The findings of the new Australian Consumers’ Association study contradict those of study carried out by the Consumers’ Association in the UK in April.

Hands-free kits – an earpiece and clip-on microphone – have been marketed as an alternative to holding the mobile close to the ear while making calls.

Sales increased in the wake of fears that electromagnetic radiation from the mobile could affect brain tissue. But the UK study suggested that instead of offering protection, some hands-free kits acted as aerials and tripled the amount of radiation reaching the brain.

The new Australian study found, however, that using hands-free kits can reduce the effects of electromagnetic radiation by more than 90%.

The Australian research focused on the thermal effects or specific absorption rate (SAR) of radio frequency radiation – a measure of its actual effects on brain tissue, whereas the earlier study simply looked at electromagnetic radiation levels.

Scientists studied the SAR in two leading digital phones and in one analogue phone. The study found that even without the hands-free kits, SARs from all three sets remained below Australian standards. But when they connected the hands-free kit, they recorded a significant drop in SAR levels.

However, further tests showed that if the phone was worn at the waist while in hands-free mode, the SAR recorded at the waist was higher.

The authors of the study said their findings should be treated with caution. “While our results would seem to be a ringing endorsement for using a hands-free kit, they should be viewed in the context of the contradictory findings of some similar studies,” they said.

Referring to the UK Consumer Association’s study, published in Which? magazine, the authors said the contradictory findings emphasised the need for further research. “While its methods have since attracted criticism and the basic recommendations of its study conflict with ours, its results emphasise the need for on-going study.”

The UK study measured electromagnetic field intensity, not SAR, in a specific part of the head.

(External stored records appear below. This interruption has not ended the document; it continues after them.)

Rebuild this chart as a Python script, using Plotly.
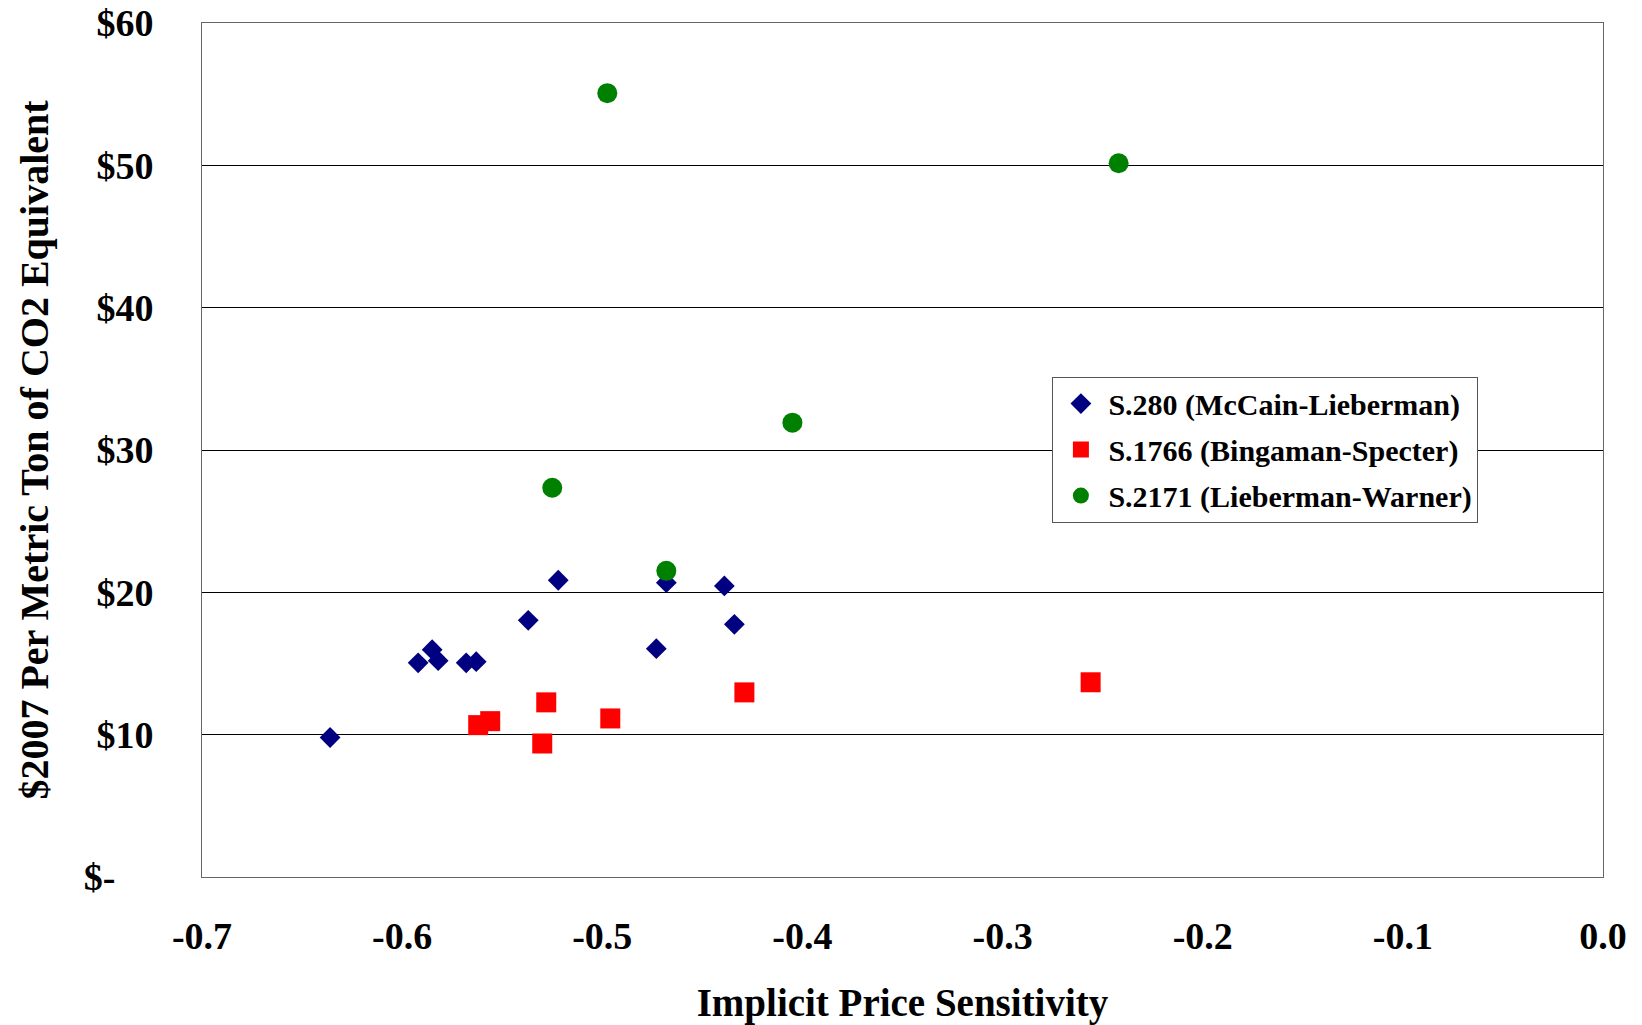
import plotly.graph_objects as go

# Data
s280_x = [-0.636, -0.592, -0.585, -0.582, -0.568, -0.563, -0.537, -0.522, -0.473, -0.468, -0.439, -0.434]
s280_y = [9.8, 15.05, 15.97, 15.2, 15.05, 15.13, 18.03, 20.85, 16.04, 20.68, 20.45, 17.75]

s1766_x = [-0.562, -0.556, -0.528, -0.530, -0.496, -0.429, -0.256]
s1766_y = [10.67, 10.95, 12.27, 9.38, 11.14, 12.97, 13.68]

s2171_x = [-0.4975, -0.242, -0.405, -0.525, -0.468]
s2171_y = [55.07, 50.15, 31.92, 27.35, 21.51]

series_names = ["S.280 (McCain-Lieberman)", "S.1766 (Bingaman-Specter)", "S.2171 (Lieberman-Warner)"]

x_ticks = [-0.7, -0.6, -0.5, -0.4, -0.3, -0.2, -0.1, 0.0]
x_tick_labels = ["-0.7", "-0.6", "-0.5", "-0.4", "-0.3", "-0.2", "-0.1", "0.0"]
y_ticks = [0, 10, 20, 30, 40, 50, 60]
y_tick_labels = ["$-\u00a0\u00a0\u00a0\u00a0", "$10", "$20", "$30", "$40", "$50", "$60"]

FONT = "Liberation Serif"

fig = go.Figure()
fig.add_trace(go.Scatter(
    x=s280_x, y=s280_y, mode="markers", name=series_names[0], legendgroup="a",
    marker=dict(symbol="diamond", size=16, color="#000080", line=dict(width=0)),
))
fig.add_trace(go.Scatter(
    x=s1766_x, y=s1766_y, mode="markers", name=series_names[1], legendgroup="b",
    marker=dict(symbol="square", size=20, color="#FF0000", line=dict(width=0)),
))
fig.add_trace(go.Scatter(
    x=s2171_x, y=s2171_y, mode="markers", name=series_names[2], legendgroup="c",
    marker=dict(symbol="circle", size=20, color="#008000", line=dict(width=0)),
))

fig.update_layout(
    width=1642, height=1025,
    margin=dict(l=202, r=39, t=23, b=148),
    paper_bgcolor="white", plot_bgcolor="white",
    font=dict(family=FONT, size=38, color="black", weight="bold"),
    legend=dict(
        x=0.607, y=0.586, xanchor="left", yanchor="top",
        bgcolor="white", bordercolor="#555555", borderwidth=1,
        font=dict(family=FONT, size=30, color="black", weight="bold"),
        tracegroupgap=4, traceorder="grouped", itemwidth=45,
    ),
    showlegend=True,
)

fig.update_xaxes(
    range=[-0.7, 0.0], tickvals=x_ticks, ticktext=x_tick_labels,
    showgrid=False, zeroline=False, automargin=False,
    showline=True, linecolor="#666666", linewidth=1, mirror=True,
    ticks="", ticklabelstandoff=25,
    tickfont=dict(family=FONT, size=38, color="black", weight="bold"),
    title=dict(text="Implicit Price Sensitivity", font=dict(family=FONT, size=39, weight="bold"), standoff=37),
)
fig.update_yaxes(
    range=[0, 60], tickvals=y_ticks, ticktext=y_tick_labels,
    showgrid=True, gridcolor="black", gridwidth=1, zeroline=False, automargin=False,
    showline=True, linecolor="#666666", linewidth=1, mirror=True,
    ticks="", ticklabelstandoff=40,
    tickfont=dict(family=FONT, size=38, color="black", weight="bold"),
    title=dict(text="$2007 Per Metric Ton of CO2 Equivalent", font=dict(family=FONT, size=40, weight="bold"), standoff=22),
)

fig.write_html("out.html")
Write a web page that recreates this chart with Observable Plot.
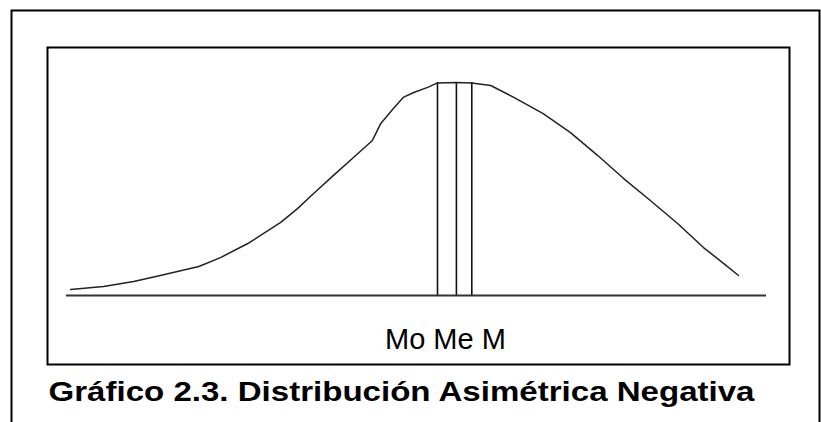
<!DOCTYPE html>
<html>
<head>
<meta charset="utf-8">
<script src="https://cdn.jsdelivr.net/npm/d3@7"></script>
<script src="https://cdn.jsdelivr.net/npm/@observablehq/plot@0.6"></script>
<style>
  html, body { margin: 0; padding: 0; background: #fff; }
  #chart svg { display: block; }
</style>
</head>
<body>
<div id="chart"></div>
<script>
// Curve (x: 0–100 along the baseline, y: 0–100 relative height)
const curveX = [0.6, 5.3, 9.6, 13.4, 18.9, 22.0, 25.9, 30.6, 33.0, 35.3, 38.1, 41.0, 43.7, 44.9, 46.7, 48.1, 49.6, 51.6, 53.0, 55.7, 57.9, 60.6, 63.9, 68.1, 72.0, 75.9, 79.6, 83.4, 87.3, 91.0, 93.9, 96.0];
const curveY = [2.8, 4.2, 6.6, 9.4, 13.6, 17.8, 24.4, 34.3, 40.8, 47.9, 56.3, 64.8, 72.8, 80.8, 87.8, 93.0, 95.3, 97.7, 99.8, 100, 99.8, 98.6, 93.0, 85.4, 76.5, 65.7, 54.9, 44.6, 33.8, 22.5, 15.0, 9.4];
// Mode, median, mean positions
const measureLabels = ["Mo", "Me", "M"];
const measureX = [53.0, 55.7, 57.9];
const peakY = 100;
const axisLabel = "Mo Me M";
const title = "Gráfico 2.3. Distribución Asimétrica Negativa";

const curve = curveX.map((x, i) => ({x, y: curveY[i]}));
const measures = measureLabels.map((name, i) => ({name, x: measureX[i]}));

const font = "'Liberation Sans', Arial, Helvetica, sans-serif";

const plot = Plot.plot({
  width: 821,
  height: 422,
  marginLeft: 47,
  marginRight: 32,
  marginTop: 47,
  marginBottom: 58,
  style: {background: "#fff", fontFamily: font},
  x: {domain: [0, 100], insetLeft: 19, insetRight: 23, axis: null},
  y: {domain: [0, 100], insetTop: 35, insetBottom: 69, axis: null},
  marks: [
    Plot.frame({stroke: "#000", strokeWidth: 2, insetLeft: -36, insetTop: -37, insetRight: -30, insetBottom: -60}),
    Plot.frame({stroke: "#000", strokeWidth: 2}),
    Plot.ruleY([0], {x1: 0, x2: 100, stroke: "#333", strokeWidth: 2}),
    Plot.ruleX(measures, {x: "x", y1: 0, y2: peakY, stroke: "#111", strokeWidth: 1.6}),
    Plot.line(curve, {x: "x", y: "y", stroke: "#222", strokeWidth: 1.5}),
    Plot.text([axisLabel], {x: measureX[1], frameAnchor: "bottom", lineAnchor: "bottom", dy: -16, dx: -11, text: d => d, fontSize: 29, fill: "#000", textAnchor: "middle"}),
    Plot.text([title], {frameAnchor: "bottom-left", lineAnchor: "bottom", textAnchor: "start", dx: 1, dy: 36, text: d => d, fontSize: 28, fontWeight: "bold", fill: "#000", className: "chart-title"})
  ]
});

document.getElementById("chart").appendChild(plot);
const t = plot.querySelector(".chart-title text");
if (t) { t.setAttribute("textLength", 706); t.setAttribute("lengthAdjust", "spacingAndGlyphs"); }
</script>
</body>
</html>
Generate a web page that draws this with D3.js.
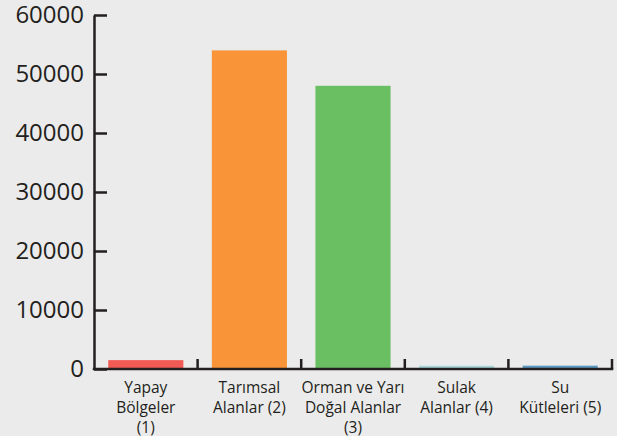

The Australian Consumer Association urged users to keep calls on mobile phones as short as possible and to use an ordinary phone set whenever they can. They also recommended that users avoid body contact with the phone or aerial when making or receiving a call.

They said users should use a hands-free kit but should place the phone on a table or in their bag when taking a call.

The Consumers Association in the UK said Which? is carrying out further research into the safety of hands-free kits. Helen Parker, Editor of Which? said: “We stand by our test results into hands-free sets published earlier this year, and are continuing to test more equipment. Meanwhile, we want to see the Government fund more research into testing standards.”